Has anyone in the U.S. been to a Playto's Closet? I feel like I am spending every paycheck in this store or on makeup.

This store sells used clothing and they scrutinize EVERY single item that they buy so there clothes are USUALLY in tip top shape. They specialize in buying and selling clothes for teenage and college age but I find cute things in there all the time. This is not a consignment. You just bring in your clothes and they look them over and let you know what they will and will not buy. You can either take the cash or they will give you more if you will take a store credit and spend it there.

Today I bought 2 cute strapless dresses in like new condition from NEW York and Co. for $8.00. I am sure as a New York and Co shopper that these dresses were probably $40.00 each new. They sell alot of name brand purses such as Coach, LV, and Fossil as well. I usually stop in there once a week because it takes that long for me to see a change over in the clothes from the prior visit.

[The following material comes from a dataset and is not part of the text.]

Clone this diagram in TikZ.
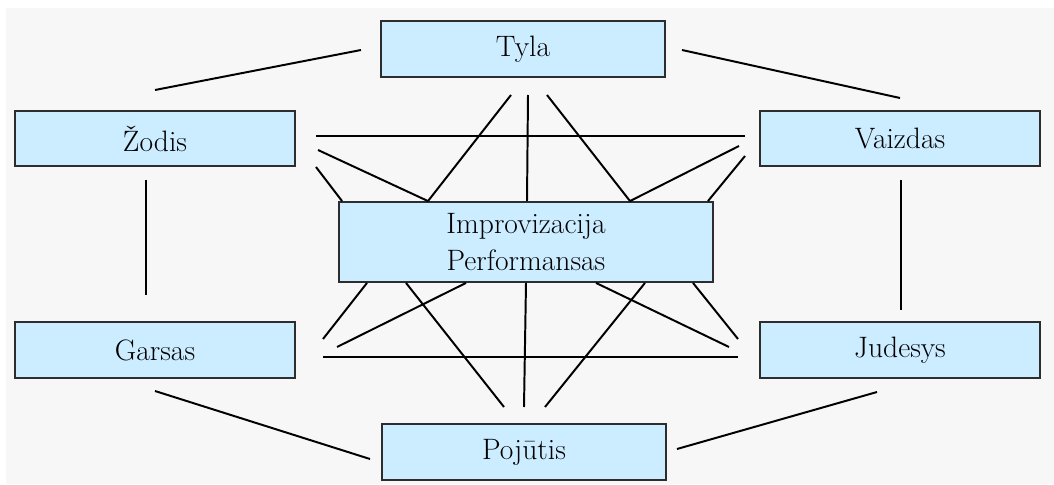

Please let me know if you have had any experience with them!


----------



## keaLoha (May 13, 2005)

I've never heard of this chain. I wish Honolulu would get cool stuff like this. I'd give (almost) anything to have a Target.


----------



## Liz (May 13, 2005)

i've never heard of it. glad you have a store to buy great things!


----------



## girl_geek (May 14, 2005)

We have one that's spelled "Plato's Closet" but I think it's the same thing



I haven't shopped there yet but I do have a bag of clothes I need to take to the thrift store -- but I will go to Plato's first and whatever they don't take then I'll donote to Good Will



That's cool that they pay you cash for the clothes; the consignment shop my mom went to when I was a kid would only give you money *after* your clothes were sold, so we were always stopping in the shop to see if anything had sold!





They advertise all the time on TV .. and with this being such a college town, full of students needing cash, I bet they do a lot of business! I might have to check them out!


----------